New arrivals are at the bottom of a well-defined hierarchy. Just above them are so-called “old soldiers” or “grand-fathers”—second-year conscripts serving out their final months. Most are no longer willing to make their beds or shine their boots or find illicit booze; they get the new arrivals to do these things for them. Once the officers leave the barracks for the night, the old soldiers take charge.
That is when trouble starts. An old soldier may wake up a new one and demand cigarettes or vodka or rubles. If the younger soldier comes up empty, he may be beaten. Hazing has been a problem in armies throughout the world for millennia, but in post-Soviet Russia it has become a crisis. Some units of abused recruits have mutinied or marched off base en masse. Some soldiers have shot and killed their tormentors. Thousands of conscripts have run for their lives. The incidence of suicide among draftees has increased, and officials cite bullying as the chief cause. President Vladimir Putin has called for an end to the hazing, and dozens of officers have been disciplined for allowing it (and in some cases for abusing or even killing their men themselves). But the beatings, known as dedovshchina (“rule of the grandfathers”), persist. The young soldiers live in collective terror, not of combat but of their comrades.
Kiril’s misery began on the day he arrived, when he made a seemingly minor mistake in military protocol. He addressed an old soldier who had attained the rank of sergeant with the formal term “Comrade Sergeant,” which had been mandated at the Yeysk base. But soldiers at Kamenka had been told to use a more familiar approach—to call their sergeants by name. The sergeant, angry at Kiril’s mistake, pummeled him, hitting him everywhere except on the face (so that no bruises would show). Kiril eventually smoothed things over with the sergeant, but he was beaten for weeks by various old soldiers whose demands he failed to meet. His idea of the military as a family evaporated.
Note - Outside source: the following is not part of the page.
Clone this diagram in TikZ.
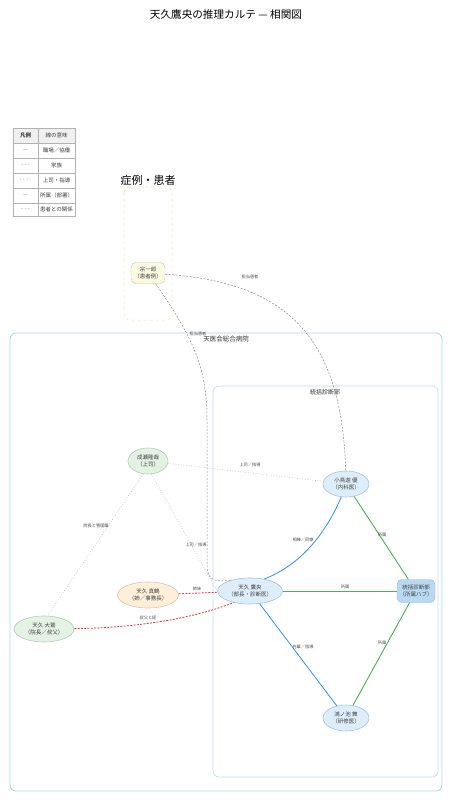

“That first night I realized this was hell,” Kiril says, his eyes going blank as he describes Kamenka.
I was not simply hit once; I was beaten up. First the sergeant—he hit me in the stomach several times, and in the head, and after I fell he kicked me in the stomach. He didn’t aim, he just kicked and kicked and was swearing at me. Starting the very next day, the old soldiers would give us thirty minutes to get cigarettes with filters (which is impossible on the military base), or say, “Get me this much money in an hour, and if you don’t bring it to me in an hour you will be beaten to a pulp.” Which always happened, because we had no money … The base is not in a city, it’s in the woods, so you can’t go and ask for things. You can’t ask the trees for money and cigarettes. The old soldiers and even the officers would get drunk, and to entertain themselves they would wake you up in the night. I remember all the stools were broken through beating and hitting. They would make us do push-ups and just beat us for entertainment.
The worst offenders in Kiril’s unit were Ruha and Max, who generally operated out of the boiler room—it was always comfortably warm, and officers rarely went there. Ruha and Max never abused conscripts from their own part of the country. But everyone else was fair game. One officer on the base could keep Ruha under control, but when this officer was off duty, nothing could make Ruha stop. The young soldiers tried to stay out of his way, but there was no escape when his friends came for them in their bunks at night.
Most draftees have to deal with dedovshchina at one time or another during their hitches. Usually the old soldiers test the new arrivals, leaving those who are physically and psychologically tough alone after a beating or two. They focus on the weak, the timid, the fat, the mentally troubled, the effeminate. There is also a strong regional bias: the ethnic divisions that bedevil Russian society are reflected inside the barracks, with second-year soldiers from a given region often establishing a safe zone for arrivals from their own ethnic group and attacking newcomers from another. The beatings are worse during the long nights of winter, when the soldiers’ drinking escalates.